L’ombre de Goya

Avec son film documentaire « l’ombre de Goya », José Luis Lopez-Linares nous entraîne avec Jean-Claude Carrière sur les lieux où vécut let travailla le peintre, né près de Saragosse en 1746 et mort à Bordeaux en 1826.

Ce fut le dernier voyage en Espagne de Jean-Claude Carrière : il participa au scénario et décéda en février 2021. C’était un amoureux de l’Espagne, de sa culture et du castillan, langue qu’il utilise à plusieurs reprises dans le film.

Le documentaire de Lopez-Linares porte en réalité trois ombres : celle de Goya, bien sûr, mais aussi celle de Buñuel, admirateur du peintre, dont Carrière fut le scénariste de plusieurs films. Et naturellement, l’ombre de Jean-Claude Carrière lui-même, dont le regard pénètre profondément l’œuvre de Goya.

Ami de Carrière, l’astrophysicien Michel Cassé rapproche l’univers de Goya de la relativité d’Einstein. Il voit le tableau « 8 de Mayo » comme une métaphore de l’espace-temps : au premier plan, le cadavre d’hommes déjà morts ; au second plan, avec sa tunique blanche, celui qui, au présent, est en train d’être fusillé ; en recul, le futur d’un homme qui se couvre les yeux pour ne pas voir ce qui l’attend.

Michel Cassé fait aussi un parallèle avec la théorie quantique : la réalité n’est pas extérieure à l’observateur. Le regard de l’observateur interfère avec la réalité, la modifie. De la même manière, le regard de Goya transforme la réalité qu’il affronte, y injecte d’une énergie formidable.

En contemplation devant des tableaux, Carrière nous fait observer le regard des personnages représentés : la Maya desnuda et la Maya vestida nous regardent fixement. Qu’est-ce qu’elles nous demandent ? s’interroge l’écrivain. Les œuvres de Goya questionnent le spectateur sur sa propre vie, sur le sens de cette vie.

Ce qui frappe dans l’œuvre de Goya, c’est son extrême polarité. Certains tableaux respirent la joie de vivre, d’autres transpirent la désespérance. Il s’intéresse ici aux moindres détails d’un costume ou d’une chevelure ; là, des images oniriques sont représentées à grands traits. Ici la lumière, là une profonde obscurité. Il s’intéresse aux gens, qu’il s’agisse des nobles de cour ou de gens simples, jusqu’à des bagnards.

Francisco de Goya a été confronté à des bouleversements : la Révolution française et la guerre de Napoléon dans la péninsule ibérique ; sur le plan personnel, la surdité survenue quand il avait 46 ans et qui fit du regard son seul lien avec le monde.

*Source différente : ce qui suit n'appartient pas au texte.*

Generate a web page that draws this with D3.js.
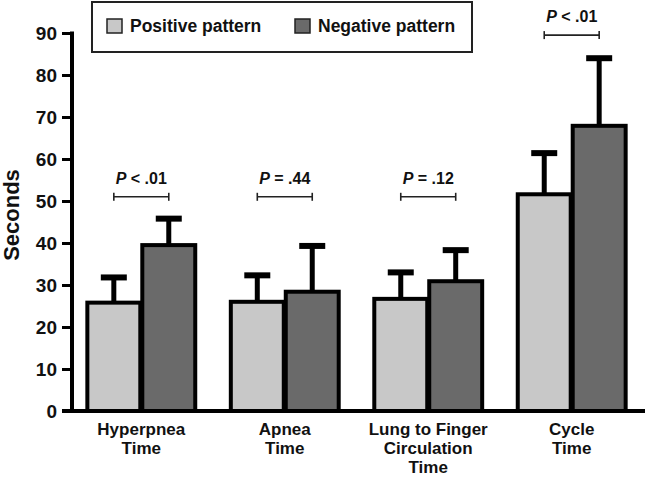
<!DOCTYPE html>
<html><head><meta charset="utf-8">
<script src="https://cdn.jsdelivr.net/npm/d3@7"></script>
<style>
body{margin:0;background:#fff;}
text{font-family:"Liberation Sans",Arial,sans-serif;font-weight:bold;fill:#111;}
</style></head>
<body><svg id="c" width="645" height="478"></svg>
<script>
const categories = [["Hyperpnea","Time"],["Apnea","Time"],["Lung to Finger","Circulation","Time"],["Cycle","Time"]];
const seriesNames = ["Positive pattern","Negative pattern"];
const positiveValues = [25.8, 26.0, 26.7, 51.6];
const negativeValues = [39.5, 28.4, 30.9, 67.9];
const positiveSD = [6.0, 6.3, 6.3, 9.8];
const negativeSD = [6.3, 10.9, 7.4, 16.1];
const pLabels = ["< .01", "= .44", "= .12", "< .01"];
const pBracketLevel = [51, 51, 51, 89.5];
const yTicks = [0,10,20,30,40,50,60,70,80,90];
const colors = ["#c8c8c8","#6a6a6a"];

const svg = d3.select("#c");
const y = d3.scaleLinear().domain([0,90]).range([411,33]);
const x0 = d3.scaleBand().domain(d3.range(categories.length)).range([72,641]).paddingInner(0.234).paddingOuter(0.1);
const x1 = d3.scaleBand().domain([0,1]).range([0,x0.bandwidth()]);

const data = categories.map((c,i)=>({i, vals:[positiveValues[i],negativeValues[i]], sd:[positiveSD[i],negativeSD[i]]}));

// error bars (behind bars)
const g = svg.append("g");
data.forEach(d=>{
  d.vals.forEach((v,k)=>{
    const cx = x0(d.i)+x1(k)+x1.bandwidth()/2;
    g.append("line").attr("x1",cx).attr("x2",cx).attr("y1",y(v)).attr("y2",y(v+d.sd[k]))
      .attr("stroke","#000").attr("stroke-width",5);
    g.append("line").attr("x1",cx-13).attr("x2",cx+13).attr("y1",y(v+d.sd[k])).attr("y2",y(v+d.sd[k]))
      .attr("stroke","#000").attr("stroke-width",6);
  });
});
// bars
data.forEach(d=>{
  d.vals.forEach((v,k)=>{
    g.append("rect").attr("x",x0(d.i)+x1(k)+1).attr("y",y(v)).attr("width",x1.bandwidth()-2).attr("height",y(0)-y(v))
      .attr("fill",colors[k]).attr("stroke","#000").attr("stroke-width",4);
  });
});

// y axis
const yAxis = d3.axisLeft(y).tickValues(yTicks).tickSize(10).tickSizeOuter(0).tickPadding(5);
const ga = svg.append("g").attr("transform","translate(72,0)").call(yAxis);
ga.select(".domain").remove();
ga.selectAll(".tick line").attr("stroke","#000").attr("stroke-width",3);
ga.selectAll(".tick text").style("font-size","19px").style("font-family","Liberation Sans, Arial, sans-serif").style("font-weight","bold").attr("fill","#111").attr("dy","0.36em");
svg.append("line").attr("x1",72).attr("x2",72).attr("y1",y(90)-1.5).attr("y2",y(0)+2).attr("stroke","#000").attr("stroke-width",4);
svg.append("line").attr("x1",62).attr("x2",645).attr("y1",y(0)).attr("y2",y(0)).attr("stroke","#000").attr("stroke-width",4);

// y title
svg.append("text").attr("transform","translate(19,215) rotate(-90)").attr("text-anchor","middle")
  .style("font-size","22px").text("Seconds");

// category labels
categories.forEach((lines,i)=>{
  const t = svg.append("text").attr("text-anchor","middle").style("font-size","17px");
  lines.forEach((l,j)=>{
    t.append("tspan").attr("x",x0(i)+x0.bandwidth()/2).attr("y",435+j*19).text(l);
  });
});

// p-value brackets
data.forEach(d=>{
  const xa = x0(d.i)+x1(0)+x1.bandwidth()/2, xb = x0(d.i)+x1(1)+x1.bandwidth()/2;
  const by = y(pBracketLevel[d.i]);
  svg.append("line").attr("x1",xa).attr("x2",xb).attr("y1",by).attr("y2",by).attr("stroke","#222").attr("stroke-width",1.6);
  [xa,xb].forEach(xx=>svg.append("line").attr("x1",xx).attr("x2",xx).attr("y1",by-4).attr("y2",by+4).attr("stroke","#222").attr("stroke-width",1.6));
  const t = svg.append("text").attr("x",(xa+xb)/2).attr("y",by-13).attr("text-anchor","middle").style("font-size","16px");
  t.append("tspan").style("font-style","italic").text("P");
  t.append("tspan").text(" "+pLabels[d.i]);
});

// legend
const lg = svg.append("g");
lg.append("rect").attr("x",92).attr("y",2).attr("width",380).attr("height",50).attr("fill","#fff").attr("stroke","#222").attr("stroke-width",2);
const legX = [107, 295];
seriesNames.forEach((n,k)=>{
  lg.append("rect").attr("x",legX[k]).attr("y",19).attr("width",15).attr("height",14).attr("fill",colors[k]).attr("stroke","#222").attr("stroke-width",1.5);
  lg.append("text").attr("x",legX[k]+23).attr("y",32).style("font-size","17.5px").text(n);
});
</script></body></html>
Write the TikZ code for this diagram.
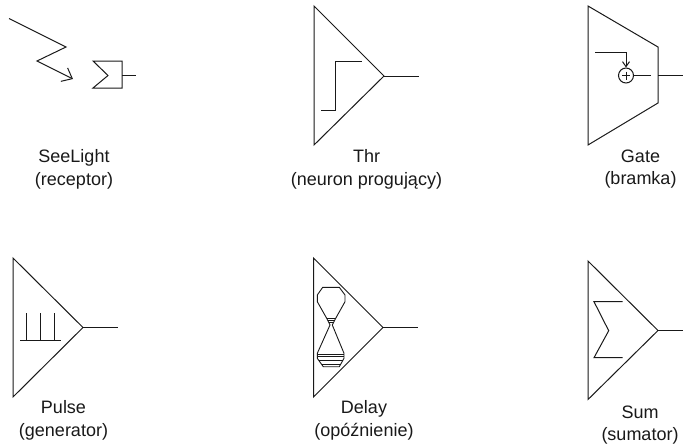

Dans le dossier de présentation du film, on lit : « seul entre deux époques, seul, au moment où la révolution française bouleverse à jamais l’ordre des choses. Entre l’ancien monde et le nouveau, entre la servitude et la liberté. Au croisement des temps. »

Le film de José Luis Lopez-Linares, scénarisé par Jean-Claude Carrière et Cristina Otero Roth, est rempli de la connaissance encyclopédique de l’écrivain, et animé par un puissant souffle poétique. Un voyage dans le temps, un voyage dans un grand pays, un voyage dans l’œuvre d’un des plus grands peintres dans l’histoire.